During particularly urgent health episodes, like childbirth or a relative’s protracted illness, women opt to take unpaid time off instead of risking their jobs. Notoriously, the United States is one of only a handful of countries that doesn’t guarantee paid maternity leave, exacerbating the financial stress of an already pricey phase of life. The Labor Department has found that nearly one-third of women who take unpaid time off for their own or dependents’ health issues fall into serious credit card debt.
Our Health, Our Selves
None of this is to say that the Affordable Care Act was a total wash for women. The ACA’s Medicaid expansion provided public health insurance to anyone with income below 137 percent of the federal poverty line, and federal subsidies (however inadequate) to anyone making below 400 percent. Because of the gendered wage gap, the effect was to extend insurance to more women than men. The law also took on health discrimination, by mandating that men and women pay equal premiums, ending gatekeeping based on preexisting conditions or the ability to become pregnant, and requiring that plans sold on state exchanges cover maternity care and birth control.
The ACA’s overhaul of the individual insurance market has helped somewhat to delink insurance from employment. Before the ACA, reproductive-age women faced considerable difficulties getting coverage on the individual market, since insurers were free to charge sky-high premiums to hedge against the possibility of having to shell out for maternity care. But even if premiums are more highly regulated, increased cost-sharing still means that patients pay stiff prices simply for getting the care they need: reproductive-aged women still spend over 60 percent more than men do in out-of-pocket health-care costs.
At the same time, while state ACA exchanges offer an alternative to employer-provided plans, the exchange plans remain inferior. Both tiers of insurance are plagued by narrowing provider networks, and ever-rising out of pocket costs – leading millions to forego insurance because it’s too unaffordable, or find themselves stuck with plans they can’t even afford to use. And that’s with the ACA.
In short, the dynamics that make the American health-care system so hostile to women remain largely unscathed after the ACA: the pervasive commodification of healthcare and dependent care in the United States, coupled with employment-based gatekeeping, engineers an impossible bind for women: they face more challenges accessing the health-care system and pay more for their care when they do, out of lower incomes that are further squeezed by child and elder care costs.

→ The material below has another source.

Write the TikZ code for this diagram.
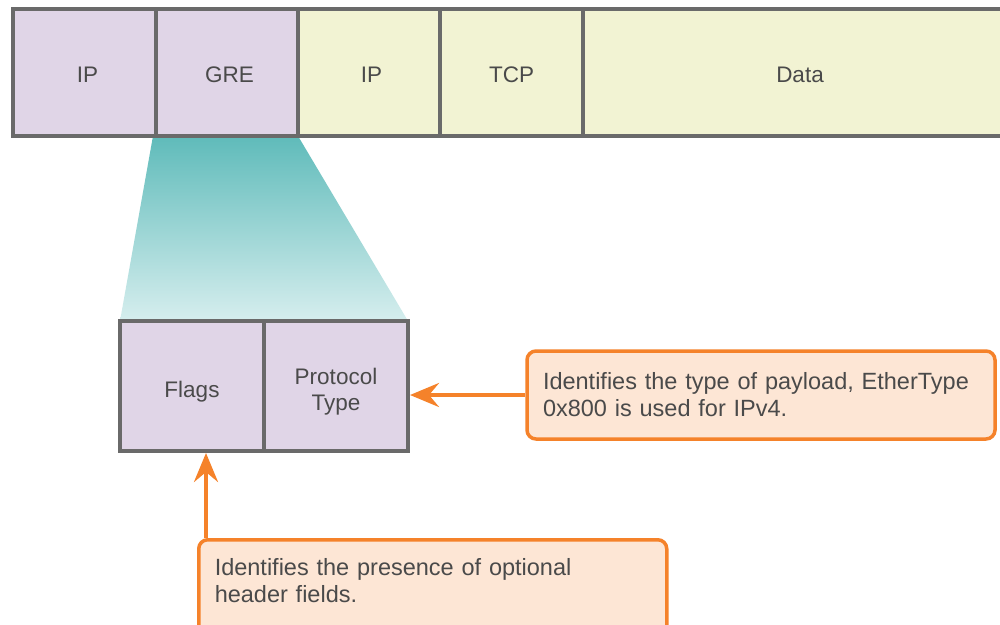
\documentclass[tikz,border=0pt]{standalone}
\usepackage{fontspec}
\setmainfont{Liberation Sans}
\usetikzlibrary{arrows.meta}
\definecolor{hdrpurple}{HTML}{E0D5E7}
\definecolor{hdryellow}{HTML}{F2F3D3}
\definecolor{edgegray}{HTML}{6A6A6A}
\definecolor{txtgray}{HTML}{4A4A4A}
\definecolor{teal1}{HTML}{5FBBBA}
\definecolor{teal2}{HTML}{D6EEEE}
\definecolor{callorange}{HTML}{F5822A}
\definecolor{callfill}{HTML}{FDE6D5}
\newcommand{\lowerby}[2]{\raisebox{-#1}[\height][\depth]{#2}}
\begin{document}
\begin{tikzpicture}[x=1pt,y=-1pt,
  cell/.style={draw=edgegray, line width=4pt, minimum height=127pt, inner sep=0pt, text=txtgray, font=\fontsize{22.5}{26}\selectfont},
  purp/.style={cell, fill=hdrpurple},
  yell/.style={cell, fill=hdryellow},
  callout/.style={draw=callorange, fill=callfill, line width=3.5pt, rounded corners=9pt, text=txtgray, align=left, font=\fontsize{23.5}{27}\selectfont},
  callarrow/.style={draw=callorange, line width=4pt, -{Stealth[length=29pt,width=24pt,inset=10pt]}}]
\clip (0,0) rectangle (1000,624);
\fill[white] (0,0) rectangle (1000,624);
% zoom trapezoid
\shade[top color=teal1, bottom color=teal2] (153,136) -- (298,136) -- (408,321) -- (120,321) -- cycle;
% top header bar
\node[purp, minimum width=143pt] (ip1) at (84.5,72.5) {\lowerby{2pt}{\hspace{6pt}IP}};
\node[purp, minimum width=142pt] (gre) at (227,72.5) {\lowerby{2pt}{\hspace{5pt}GRE}};
\node[yell, minimum width=142pt] (ip2) at (369,72.5) {\lowerby{2pt}{\hspace{5pt}IP}};
\node[yell, minimum width=143pt] (tcp) at (511.5,72.5) {\lowerby{2pt}{TCP}};
\node[yell, minimum width=434pt] (data) at (800,72.5) {\lowerby{2pt}{Data}};
% GRE header fields
\node[purp, minimum width=144pt, minimum height=130pt] (flags) at (192,386) {\lowerby{6pt}{Flags}};
\node[purp, minimum width=144pt, minimum height=130pt] (proto) at (336,386) {\lowerby{6.5pt}{\begin{tabular}{@{}c@{}}Protocol\\Type\end{tabular}}};
% callouts
\node[callout, inner sep=0pt, minimum width=468pt, minimum height=88pt, text width=436pt] (c1) at (761,395) {Identifies the type of payload, EtherType\\0x800 is used for IPv4.};
\node[callout, inner xsep=16pt, inner ysep=19pt, minimum width=468pt, text width=436pt, anchor=north west] (c2) at (197,538) {Identifies the presence of optional\\header fields.\\[6pt]\mbox{}};
\coordinate (c2a) at ([xshift=9pt]c2.north west);
\draw[callarrow] (c1.west) -- (c1.west -| proto.east);
\draw[callarrow] (c2a) -- (c2a |- flags.south);
\end{tikzpicture}
\end{document}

By removing power over health care from employers and spouses, and replacing unequal tiers with one unified insurance pool, we could fund our health-care system with progressive taxes. That way, we could guarantee everyone the care they need, and make it free at the point of service. Ability to pay, pre-existing conditions, employment status, and gender would cease to be barriers. Building Medicare for All — with robust guarantees for tougher-to-access services like abortion and gender affirming care — would force American society as a whole to address the care disparities women face.